Richard said:
[...] seconds IIRC. The translation to .Net involved converting to
"managed" C++.
O.K. thank you for the information and please apologize the parts of my
posts which might have been unintentionally offensive.
To be honest I'm playing around with managed C++ only after the old
managed C++ style supported by VS7 had been deprecated and C++/CLI has
been introduced.
So I have only performance experience with the newer C++/CLI syntax and
don't know if the managed C++ syntax / implementation had some
"performance problems". It definitively had some readability problems,
regarding the ugly double underscore keywords, although these have been
more standard compliant.
60 times is a huge decrease and from the information I currently have I
would suspect it to be a string problem, since strings in .NET are
immutable and therefore each changing of a string creates a new string
object, which may be quite inefficient.
But it's also possible that managed C++ had other performance problems.

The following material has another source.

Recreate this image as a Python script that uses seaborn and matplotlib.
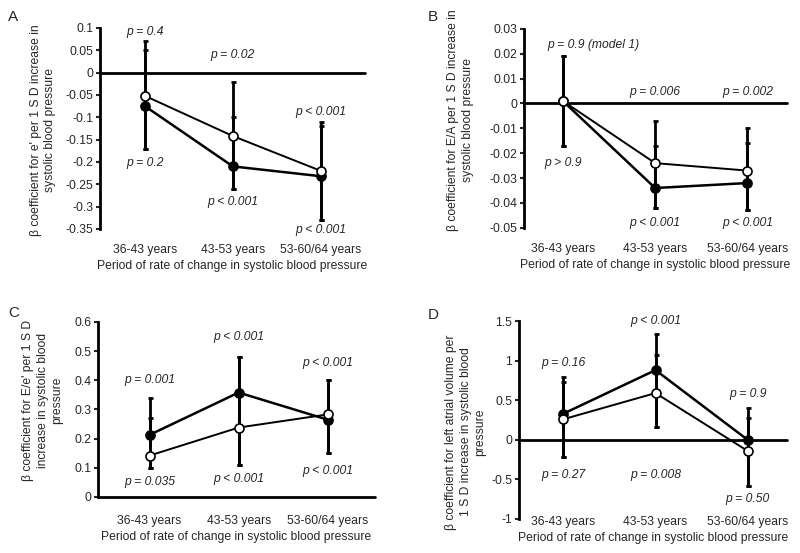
import numpy as np
import pandas as pd
import seaborn as sns
import matplotlib.pyplot as plt

### data
periods = ["36-43 years", "43-53 years", "53-60/64 years"]

# panel A: e'
a_filled = [-0.075, -0.21, -0.232]
a_filled_lo = [-0.17, -0.26, -0.33]
a_filled_hi = [0.05, -0.10, -0.12]
a_open = [-0.052, -0.142, -0.22]
a_open_lo = [-0.17, -0.26, -0.33]
a_open_hi = [0.07, -0.02, -0.11]

# panel B: E/A
b_filled = [0.001, -0.034, -0.032]
b_filled_lo = [-0.017, -0.042, -0.043]
b_filled_hi = [0.019, -0.017, -0.016]
b_open = [0.001, -0.024, -0.027]
b_open_lo = [-0.017, -0.042, -0.043]
b_open_hi = [0.019, -0.007, -0.010]

# panel C: E/e'
c_filled = [0.213, 0.358, 0.265]
c_filled_lo = [0.10, 0.11, 0.15]
c_filled_hi = [0.27, 0.48, 0.40]
c_open = [0.142, 0.238, 0.283]
c_open_lo = [0.10, 0.11, 0.15]
c_open_hi = [0.34, 0.48, 0.40]

# panel D: left atrial volume
d_filled = [0.33, 0.88, 0.0]
d_filled_lo = [-0.22, 0.16, -0.58]
d_filled_hi = [0.73, 1.07, 0.27]
d_open = [0.26, 0.59, -0.14]
d_open_lo = [-0.22, 0.16, -0.58]
d_open_hi = [0.79, 1.33, 0.40]

# p value labels: (text, category, y, ha)
a_pvals = [("p = 0.4", 0, 0.091, "center"), ("p = 0.02", 1, 0.040, "center"),
           ("p < 0.001", 2, -0.088, "center"), ("p = 0.2", 0, -0.202, "center"),
           ("p < 0.001", 1, -0.29, "center"), ("p < 0.001", 2, -0.352, "center")]
b_pvals = [("p = 0.9 (model 1)", -0.17, 0.0236, "left"), ("p = 0.006", 1, 0.0047, "center"),
           ("p = 0.002", 2, 0.0047, "center"), ("p > 0.9", 0, -0.0239, "center"),
           ("p < 0.001", 1, -0.048, "center"), ("p < 0.001", 2, -0.048, "center")]
c_pvals = [("p = 0.001", 0, 0.401, "center"), ("p < 0.001", 1, 0.549, "center"),
           ("p < 0.001", 2, 0.459, "center"), ("p = 0.035", 0, 0.051, "center"),
           ("p < 0.001", 1, 0.062, "center"), ("p < 0.001", 2, 0.089, "center")]
d_pvals = [("p = 0.16", 0, 0.97, "center"), ("p < 0.001", 1, 1.50, "center"),
           ("p = 0.9", 2, 0.58, "center"), ("p = 0.27", 0, -0.45, "center"),
           ("p = 0.008", 1, -0.45, "center"), ("p = 0.50", 2, -0.75, "center")]

xlab = "Period of rate of change in systolic blood pressure"

panels = [
    dict(letter="A", rect=[0.125, 0.586, 0.331, 0.3635], xlim=(-0.51, 2.5), ylim=(-0.35, 0.1),
         yticks=np.arange(-0.35, 0.101, 0.05), ylab="β coefficient for e' per 1 S D increase in\nsystolic blood pressure",
         labx=-0.165, laby=0.49, tickpad=11,
         f=(a_filled, a_filled_lo, a_filled_hi), o=(a_open, a_open_lo, a_open_hi), p=a_pvals,
         letterxy=(0.01, 0.969)),
    dict(letter="B", rect=[0.655, 0.588, 0.329, 0.360], xlim=(-0.42, 2.43), ylim=(-0.05, 0.03),
         yticks=np.arange(-0.05, 0.031, 0.01), ylab="β coefficient for E/A per 1 S D increase in\nsystolic blood pressure",
         labx=-0.19, laby=0.54, tickpad=11,
         f=(b_filled, b_filled_lo, b_filled_hi), o=(b_open, b_open_lo, b_open_hi), p=b_pvals,
         letterxy=(0.535, 0.969)),
    dict(letter="C", rect=[0.1225, 0.1013, 0.346, 0.3165], xlim=(-0.58, 2.53), ylim=(0, 0.6),
         yticks=np.arange(0, 0.61, 0.1), ylab="β coefficient for E/e' per 1 S D\nincrease in systolic blood\npressure",
         labx=-0.125, laby=0.55, tickpad=13,
         f=(c_filled, c_filled_lo, c_filled_hi), o=(c_open, c_open_lo, c_open_hi), p=c_pvals,
         letterxy=(0.01, 0.434)),
    dict(letter="D", rect=[0.649, 0.0615, 0.335, 0.358], xlim=(-0.48, 2.43), ylim=(-1, 1.5),
         yticks=np.arange(-1, 1.51, 0.5), ylab="β coefficient for left atrial volume per\n1 S D increase in systolic blood\npressure",
         labx=-0.123, laby=0.44, tickpad=-2,
         f=(d_filled, d_filled_lo, d_filled_hi), o=(d_open, d_open_lo, d_open_hi), p=d_pvals,
         letterxy=(0.535, 0.430)),
]

sns.set_style("white")
plt.rcParams['font.family'] = ['Liberation Sans', 'DejaVu Sans']
fs = 8.7

fig = plt.figure(figsize=(8, 5.53), dpi=100)
x = np.arange(3)

for pan in panels:
    ax = fig.add_axes(pan["rect"])
    df = pd.DataFrame({
        "period": np.tile(x, 2),
        "beta": list(pan["f"][0]) + list(pan["o"][0]),
        "model": ["filled"] * 3 + ["open"] * 3,
    })
    # error bars first so the markers sit on top
    for mean, lo, hi in (pan["f"], pan["o"]):
        mean = np.array(mean)
        err = [mean - np.array(lo), np.array(hi) - mean]
        ax.errorbar(x, mean, yerr=err, fmt="none", ecolor="black", elinewidth=2,
                    capsize=1.8, capthick=2, zorder=2)
    ax.axhline(0, color="black", lw=2, zorder=1, clip_on=False)
    sns.lineplot(data=df[df.model == "filled"], x="period", y="beta", color="black", lw=1.8,
                 marker="o", markersize=6.5, markerfacecolor="black", markeredgecolor="black",
                 markeredgewidth=1.2, ax=ax, zorder=3, legend=False)
    sns.lineplot(data=df[df.model == "open"], x="period", y="beta", color="black", lw=1.4,
                 marker="o", markersize=6.5, markerfacecolor="white", markeredgecolor="black",
                 markeredgewidth=1.2, ax=ax, zorder=4, legend=False)

    for txt, px, py, ha in pan["p"]:
        ax.text(px, py, txt, ha=ha, va="center", fontsize=fs, style="italic")

    ax.set_xlim(pan["xlim"])
    ax.set_ylim(pan["ylim"])
    ax.set_yticks(pan["yticks"])
    ax.set_yticklabels(["{:g}".format(round(v, 3) + 0.0) if abs(v) > 1e-9 else "0" for v in pan["yticks"]])
    ax.set_xticks(x)
    ax.set_xticklabels(periods)
    ax.tick_params(axis="x", length=0, pad=pan["tickpad"], labelsize=fs)
    ax.tick_params(axis="y", length=3, width=1.5, direction="out", pad=2, labelsize=fs, left=True)
    for s in ["top", "right", "bottom"]:
        ax.spines[s].set_visible(False)
    ax.spines["left"].set_linewidth(2)
    ax.spines["left"].set_color("black")
    ax.set_xlabel(xlab, fontsize=fs, labelpad=3)
    ax.set_ylabel(pan["ylab"], fontsize=fs, linespacing=1.3)
    ax.yaxis.set_label_coords(pan["labx"], pan["laby"])
    fig.text(pan["letterxy"][0], pan["letterxy"][1], pan["letter"], fontsize=11, ha="left", va="center")

plt.savefig("out.png", dpi=100)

That a performance decrease is not always the case, when switching to
managed C++, here a little illustrative example I'm currently
investigating:
-------------------------------------------------
Native C++ example:
class T { public: void cb(int i) {} };
void perf()
{
test t;
boost::function<void (int)> foo = boost::bind<void>(&T::cb, t, _1);
foo(100); return 0;
}
-------------------------------------------------
Managed C++/CLI example:
ref class T { public: void cb(int i) {} };
delegate void CBD(int i);
void perf()
{
T^ test = gcnew T();
CBD^ foo = gcnew CBD(test, &T::callback);
foo(100);
return 0;
}
-------------------------------------------------
The native function call foo(100) needs 30 assembly instructions and 3
branches/jumps.
The managed one needs 5 assembly instructions and 3 branches/jumps.
But it's too early to derive anything from that. I'm currently searching
for the problem / failure I've made - if there is one.

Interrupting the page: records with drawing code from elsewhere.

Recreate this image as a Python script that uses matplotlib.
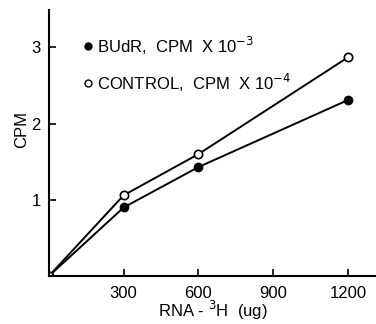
import matplotlib
matplotlib.use("Agg")
import matplotlib.pyplot as plt

plt.rcParams['font.family'] = ['Liberation Sans', 'DejaVu Sans']

rna = [0, 300, 600, 1200]
budr = [0, 0.90, 1.43, 2.31]
control = [0, 1.06, 1.60, 2.87]

fig = plt.figure(figsize=(3.76, 3.24), dpi=100)
ax = fig.add_axes([0.130, 0.148, 0.87, 0.821])

ax.plot(rna, budr, color='black', lw=1.4, marker='o', ms=6, mfc='black', mec='black')
ax.plot(rna, control, color='black', lw=1.4, marker='o', ms=6, mfc='white', mec='black', mew=1.2)

ax.set_xlim(0, 1312)
ax.set_ylim(0, 3.49)
ax.set_xticks([300, 600, 900, 1200])
ax.set_xticklabels(['300', '600', '900', '1200'])
ax.set_yticks([1, 2, 3])
ax.set_yticklabels(['1', '2', '3'])
ax.tick_params(direction='in', length=5, width=1.2, labelsize=12, pad=7)
ax.tick_params(axis='y', pad=6)
for s in ['top', 'right']:
    ax.spines[s].set_visible(False)
for s in ['left', 'bottom']:
    ax.spines[s].set_linewidth(1.5)

ax.set_xlabel(r'RNA - $^{3}$H  (ug)', fontsize=12, labelpad=-1)
ax.set_ylabel('CPM', fontsize=12, labelpad=2)
ax.yaxis.set_label_coords(-0.06, 0.55)

ax.plot([155], [3.02], 'o', color='black', ms=5, clip_on=False)
ax.text(195, 3.02, r'BUdR,  CPM  X 10$^{-3}$', fontsize=12, va='center')
ax.plot([155], [2.53], 'o', mfc='white', mec='black', ms=5, clip_on=False)
ax.text(195, 2.53, r'CONTROL,  CPM  X 10$^{-4}$', fontsize=12, va='center')

fig.savefig('out.png', dpi=100)
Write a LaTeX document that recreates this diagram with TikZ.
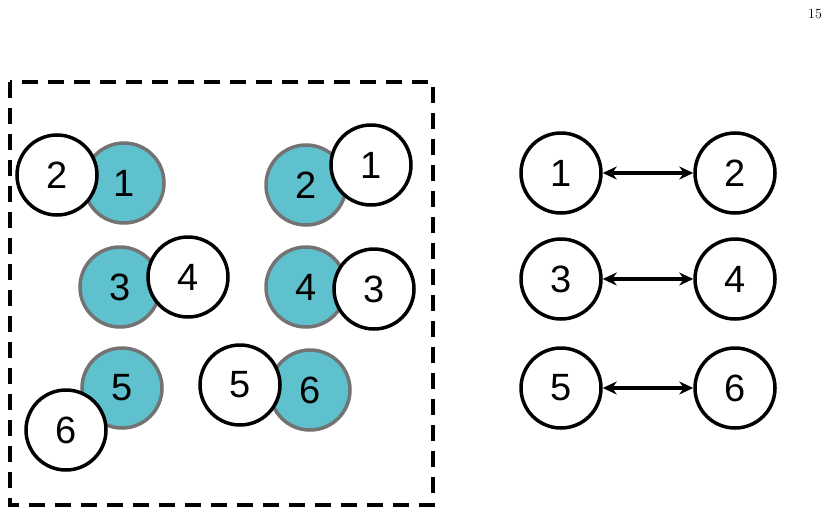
\documentclass[tikz,border=0pt]{standalone}
\usepackage{fontspec}
\setsansfont{Liberation Sans}
\usetikzlibrary{arrows.meta}
\begin{document}
\begin{tikzpicture}[x=1pt,y=-1pt,
  teal/.style={circle,draw=gray!90!black,line width=3.5pt,fill=cyan!45!teal!60!white,minimum size=80pt,inner sep=0pt,font=\sffamily\fontsize{38}{38}\selectfont},
  wc/.style={circle,draw=black,line width=3.5pt,fill=white,minimum size=80pt,inner sep=0pt,font=\sffamily\fontsize{38}{38}\selectfont}]
\tikzset{arr/.style={{Stealth[length=14pt,width=13pt]}-{Stealth[length=14pt,width=13pt]},draw=black,line width=4pt}}
\useasboundingbox (0,0) rectangle (832,514);
\definecolor{tl}{RGB}{94,193,205}
\tikzset{teal/.append style={fill=tl}}
\node[font=\fontsize{14}{14}\selectfont] (pg) at (815,14) {15};
\draw[line width=3.5pt,dash pattern=on 16pt off 10pt] (10,82) rectangle (433,505);
\node[teal] (t1) at (124,183) {1};
\node[wc] (w2) at (57,175) {2};
\node[teal] (t2) at (306,185) {2};
\node[wc] (w1) at (371,165) {1};
\node[teal] (t3) at (120,287) {3};
\node[wc] (w4) at (188,277) {4};
\node[teal] (t4) at (306,287) {4};
\node[wc] (w3) at (374,289) {3};
\node[teal] (t5) at (122,388) {5};
\node[wc] (w6) at (66,430) {6};
\node[teal] (t6) at (310,390) {6};
\node[wc] (w5) at (240,385) {5};
\node[wc] (a1) at (561,173) {1};
\node[wc] (a2) at (735,173) {2};
\node[wc] (a3) at (561,279) {3};
\node[wc] (a4) at (735,279) {4};
\node[wc] (a5) at (561,388) {5};
\node[wc] (a6) at (735,388) {6};
\draw[arr] (a1) -- (a2);
\draw[arr] (a3) -- (a4);
\draw[arr] (a5) -- (a6);
\end{tikzpicture}
\end{document}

And I'm not an expert regarding the boost::bind/function templates, so
maybe there's a more efficient way to write it, which reduces the number
of assembly instructions needed too.
[...] C5.0, 5.1 and 6.0 (which pre-dated Visual C++). I am perfectly well
aware of the difference between debug and release.
Then please apologize, wasn't my intention to be offensive. I've got
bitten by the default configuration too, activated all optimizations, but
forgot to remove/change the damn debug macros.